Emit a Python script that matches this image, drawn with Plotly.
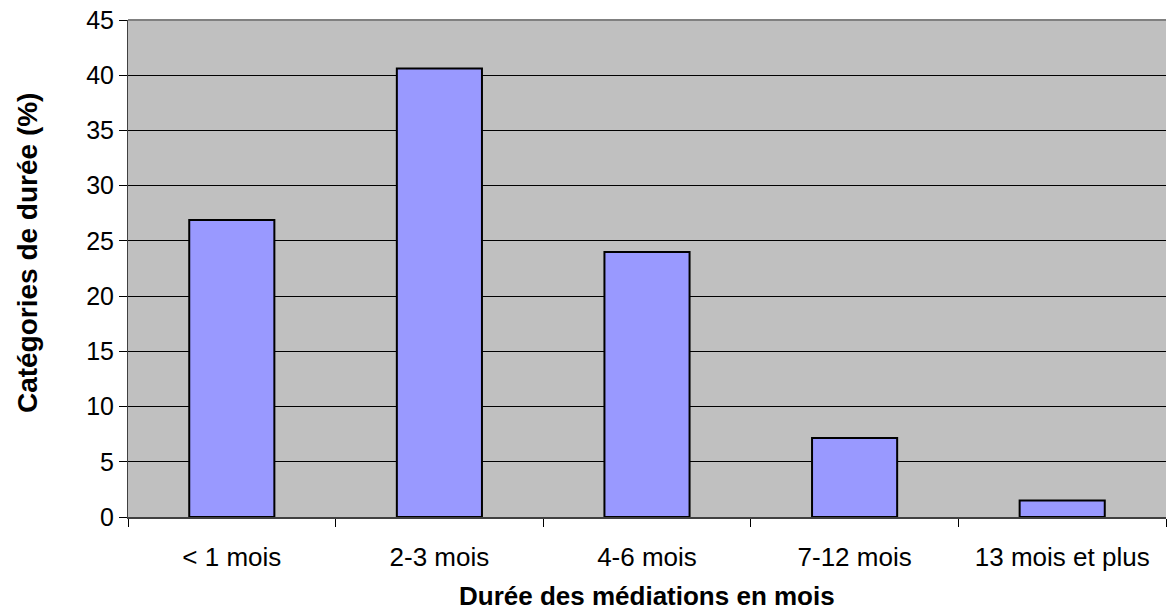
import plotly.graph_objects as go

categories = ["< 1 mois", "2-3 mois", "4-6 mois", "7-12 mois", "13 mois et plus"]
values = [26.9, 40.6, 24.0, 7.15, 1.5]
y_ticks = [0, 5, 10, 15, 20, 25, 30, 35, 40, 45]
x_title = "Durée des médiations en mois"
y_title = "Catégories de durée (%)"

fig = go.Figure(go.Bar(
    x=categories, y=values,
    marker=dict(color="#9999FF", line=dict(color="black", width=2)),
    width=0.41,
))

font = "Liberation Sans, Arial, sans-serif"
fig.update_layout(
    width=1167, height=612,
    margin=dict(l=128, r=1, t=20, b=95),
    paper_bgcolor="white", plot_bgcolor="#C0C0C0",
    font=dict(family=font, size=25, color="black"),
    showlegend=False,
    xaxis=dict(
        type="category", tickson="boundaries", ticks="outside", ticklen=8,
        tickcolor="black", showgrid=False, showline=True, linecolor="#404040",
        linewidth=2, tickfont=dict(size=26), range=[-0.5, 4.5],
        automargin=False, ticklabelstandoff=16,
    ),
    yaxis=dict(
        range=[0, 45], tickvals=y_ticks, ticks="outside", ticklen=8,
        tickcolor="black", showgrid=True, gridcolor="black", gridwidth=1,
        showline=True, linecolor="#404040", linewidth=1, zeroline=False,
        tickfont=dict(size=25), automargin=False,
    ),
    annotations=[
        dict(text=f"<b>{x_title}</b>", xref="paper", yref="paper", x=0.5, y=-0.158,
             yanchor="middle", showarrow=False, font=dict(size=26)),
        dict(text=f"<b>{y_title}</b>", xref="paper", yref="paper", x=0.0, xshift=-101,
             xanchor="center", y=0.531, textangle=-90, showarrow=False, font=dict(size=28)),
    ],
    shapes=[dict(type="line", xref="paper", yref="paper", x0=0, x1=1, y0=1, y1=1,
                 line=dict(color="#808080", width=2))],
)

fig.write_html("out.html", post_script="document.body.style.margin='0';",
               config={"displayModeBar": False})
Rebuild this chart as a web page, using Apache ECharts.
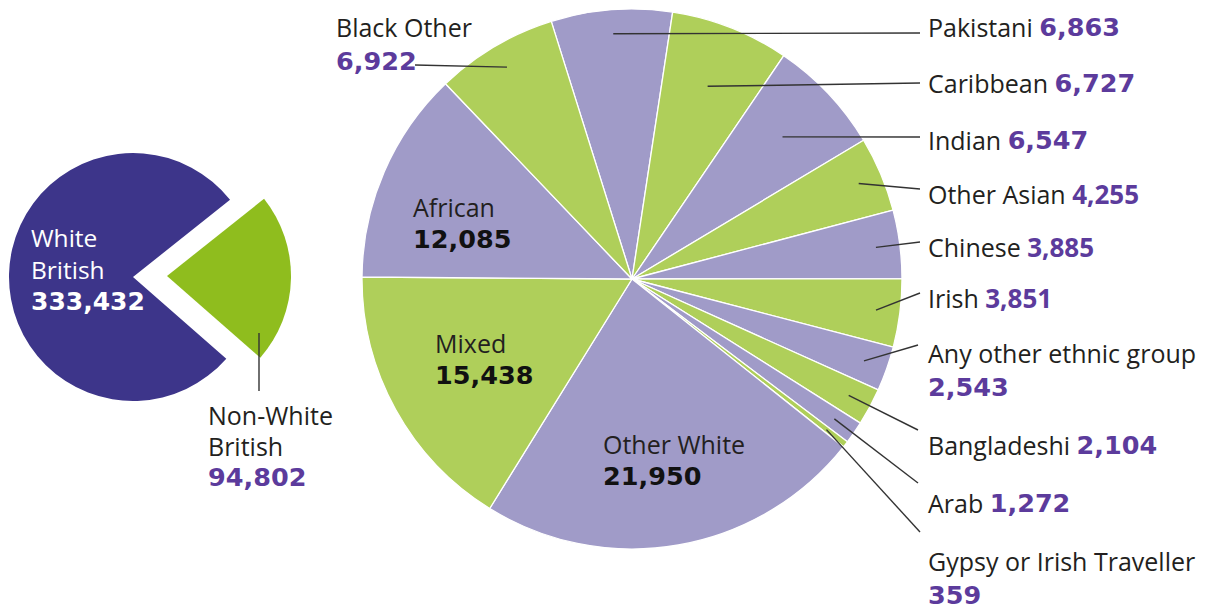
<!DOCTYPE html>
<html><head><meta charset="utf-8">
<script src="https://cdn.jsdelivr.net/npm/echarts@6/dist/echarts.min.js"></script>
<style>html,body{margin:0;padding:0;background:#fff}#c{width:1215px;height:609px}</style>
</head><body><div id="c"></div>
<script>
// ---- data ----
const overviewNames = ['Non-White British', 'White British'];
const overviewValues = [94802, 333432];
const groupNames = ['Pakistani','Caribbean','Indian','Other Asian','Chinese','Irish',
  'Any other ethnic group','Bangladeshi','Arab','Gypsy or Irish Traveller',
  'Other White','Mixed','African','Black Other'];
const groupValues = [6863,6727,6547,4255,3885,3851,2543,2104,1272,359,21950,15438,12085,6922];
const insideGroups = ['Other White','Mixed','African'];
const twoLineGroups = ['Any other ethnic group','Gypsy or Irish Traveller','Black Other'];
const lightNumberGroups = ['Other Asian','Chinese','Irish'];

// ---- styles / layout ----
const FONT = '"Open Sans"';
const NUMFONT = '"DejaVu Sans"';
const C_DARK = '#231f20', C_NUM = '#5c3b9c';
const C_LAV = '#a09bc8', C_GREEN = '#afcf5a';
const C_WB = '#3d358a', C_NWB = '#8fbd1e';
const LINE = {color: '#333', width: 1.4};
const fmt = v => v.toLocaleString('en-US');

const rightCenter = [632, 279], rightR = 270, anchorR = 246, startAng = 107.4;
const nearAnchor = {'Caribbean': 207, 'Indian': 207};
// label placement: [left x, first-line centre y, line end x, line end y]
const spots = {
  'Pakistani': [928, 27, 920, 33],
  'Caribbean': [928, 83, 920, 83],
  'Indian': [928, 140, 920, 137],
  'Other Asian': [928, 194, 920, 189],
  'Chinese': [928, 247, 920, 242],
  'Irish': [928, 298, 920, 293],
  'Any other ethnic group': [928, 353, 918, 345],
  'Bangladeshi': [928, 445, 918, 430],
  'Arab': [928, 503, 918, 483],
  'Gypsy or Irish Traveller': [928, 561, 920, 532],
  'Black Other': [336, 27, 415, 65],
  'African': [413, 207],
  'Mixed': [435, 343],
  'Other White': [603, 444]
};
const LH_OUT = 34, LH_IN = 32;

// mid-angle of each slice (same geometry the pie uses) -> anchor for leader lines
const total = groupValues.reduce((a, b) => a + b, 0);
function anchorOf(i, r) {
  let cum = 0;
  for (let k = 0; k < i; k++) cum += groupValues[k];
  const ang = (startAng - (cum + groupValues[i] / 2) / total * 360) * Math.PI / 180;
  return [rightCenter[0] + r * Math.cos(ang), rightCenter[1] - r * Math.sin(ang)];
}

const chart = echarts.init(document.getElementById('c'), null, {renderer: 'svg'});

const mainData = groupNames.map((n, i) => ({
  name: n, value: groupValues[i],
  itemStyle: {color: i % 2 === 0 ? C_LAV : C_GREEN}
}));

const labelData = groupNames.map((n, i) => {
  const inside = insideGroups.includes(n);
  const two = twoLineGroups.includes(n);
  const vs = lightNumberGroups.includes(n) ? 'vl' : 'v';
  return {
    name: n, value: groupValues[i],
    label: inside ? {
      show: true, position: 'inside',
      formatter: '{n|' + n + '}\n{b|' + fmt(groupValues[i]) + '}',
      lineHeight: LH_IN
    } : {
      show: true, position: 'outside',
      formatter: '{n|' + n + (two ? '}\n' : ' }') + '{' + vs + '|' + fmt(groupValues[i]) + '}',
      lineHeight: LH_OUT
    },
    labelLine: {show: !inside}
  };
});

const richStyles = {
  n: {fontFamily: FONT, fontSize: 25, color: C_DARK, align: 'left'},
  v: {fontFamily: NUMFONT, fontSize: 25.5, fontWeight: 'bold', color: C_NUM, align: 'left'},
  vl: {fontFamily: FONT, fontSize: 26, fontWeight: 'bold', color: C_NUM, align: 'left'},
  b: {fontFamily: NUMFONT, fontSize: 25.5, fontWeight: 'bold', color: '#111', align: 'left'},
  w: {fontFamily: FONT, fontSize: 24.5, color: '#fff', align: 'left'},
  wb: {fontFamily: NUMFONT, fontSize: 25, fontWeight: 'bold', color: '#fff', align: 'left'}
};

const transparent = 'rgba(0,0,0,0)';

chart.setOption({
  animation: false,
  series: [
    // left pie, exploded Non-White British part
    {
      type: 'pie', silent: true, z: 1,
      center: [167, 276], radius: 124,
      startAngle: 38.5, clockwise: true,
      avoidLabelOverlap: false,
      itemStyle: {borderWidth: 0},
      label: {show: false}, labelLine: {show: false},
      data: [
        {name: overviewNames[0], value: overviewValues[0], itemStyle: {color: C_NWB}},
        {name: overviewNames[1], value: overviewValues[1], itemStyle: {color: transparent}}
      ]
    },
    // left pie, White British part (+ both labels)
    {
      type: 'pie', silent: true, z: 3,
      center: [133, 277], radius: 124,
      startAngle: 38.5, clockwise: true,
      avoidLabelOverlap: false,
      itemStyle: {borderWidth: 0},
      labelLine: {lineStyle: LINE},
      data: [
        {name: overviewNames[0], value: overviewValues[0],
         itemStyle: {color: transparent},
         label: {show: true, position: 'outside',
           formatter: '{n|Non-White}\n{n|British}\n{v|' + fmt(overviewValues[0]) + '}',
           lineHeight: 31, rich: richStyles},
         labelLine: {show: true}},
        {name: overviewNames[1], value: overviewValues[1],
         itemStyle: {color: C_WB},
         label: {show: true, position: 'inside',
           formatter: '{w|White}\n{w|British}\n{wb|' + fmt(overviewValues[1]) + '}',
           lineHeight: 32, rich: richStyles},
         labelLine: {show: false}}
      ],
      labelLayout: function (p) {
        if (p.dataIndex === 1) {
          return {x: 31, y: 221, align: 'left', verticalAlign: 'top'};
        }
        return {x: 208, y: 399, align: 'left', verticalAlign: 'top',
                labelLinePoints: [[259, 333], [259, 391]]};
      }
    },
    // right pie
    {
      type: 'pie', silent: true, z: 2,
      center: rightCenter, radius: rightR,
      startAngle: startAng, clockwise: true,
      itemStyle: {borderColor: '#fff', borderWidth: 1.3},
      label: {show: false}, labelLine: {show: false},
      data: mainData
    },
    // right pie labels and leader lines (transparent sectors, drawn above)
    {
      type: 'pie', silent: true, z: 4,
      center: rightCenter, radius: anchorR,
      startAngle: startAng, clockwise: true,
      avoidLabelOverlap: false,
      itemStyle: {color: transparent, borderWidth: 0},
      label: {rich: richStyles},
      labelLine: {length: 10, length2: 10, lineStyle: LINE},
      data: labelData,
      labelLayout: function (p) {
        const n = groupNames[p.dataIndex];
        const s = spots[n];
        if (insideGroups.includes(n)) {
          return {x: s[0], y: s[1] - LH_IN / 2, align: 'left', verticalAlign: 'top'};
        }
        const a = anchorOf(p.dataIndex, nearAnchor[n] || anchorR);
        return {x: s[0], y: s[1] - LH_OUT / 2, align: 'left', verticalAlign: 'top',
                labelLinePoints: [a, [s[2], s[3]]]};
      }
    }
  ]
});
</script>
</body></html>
******
# Work instructions
In the listing above, find the line containing "Rebuild this chart" and the line containing "const fmt = v => v.toLocaleString('en-US');". Print those two lines and every line between them exactly, with no pictures.

# Answer to the problem
Rebuild this chart as a web page, using Apache ECharts.
<!DOCTYPE html>
<html><head><meta charset="utf-8">
<script src="https://cdn.jsdelivr.net/npm/echarts@6/dist/echarts.min.js"></script>
<style>html,body{margin:0;padding:0;background:#fff}#c{width:1215px;height:609px}</style>
</head><body><div id="c"></div>
<script>
// ---- data ----
const overviewNames = ['Non-White British', 'White British'];
const overviewValues = [94802, 333432];
const groupNames = ['Pakistani','Caribbean','Indian','Other Asian','Chinese','Irish',
  'Any other ethnic group','Bangladeshi','Arab','Gypsy or Irish Traveller',
  'Other White','Mixed','African','Black Other'];
const groupValues = [6863,6727,6547,4255,3885,3851,2543,2104,1272,359,21950,15438,12085,6922];
const insideGroups = ['Other White','Mixed','African'];
const twoLineGroups = ['Any other ethnic group','Gypsy or Irish Traveller','Black Other'];
const lightNumberGroups = ['Other Asian','Chinese','Irish'];

// ---- styles / layout ----
const FONT = '"Open Sans"';
const NUMFONT = '"DejaVu Sans"';
const C_DARK = '#231f20', C_NUM = '#5c3b9c';
const C_LAV = '#a09bc8', C_GREEN = '#afcf5a';
const C_WB = '#3d358a', C_NWB = '#8fbd1e';
const LINE = {color: '#333', width: 1.4};
const fmt = v => v.toLocaleString('en-US');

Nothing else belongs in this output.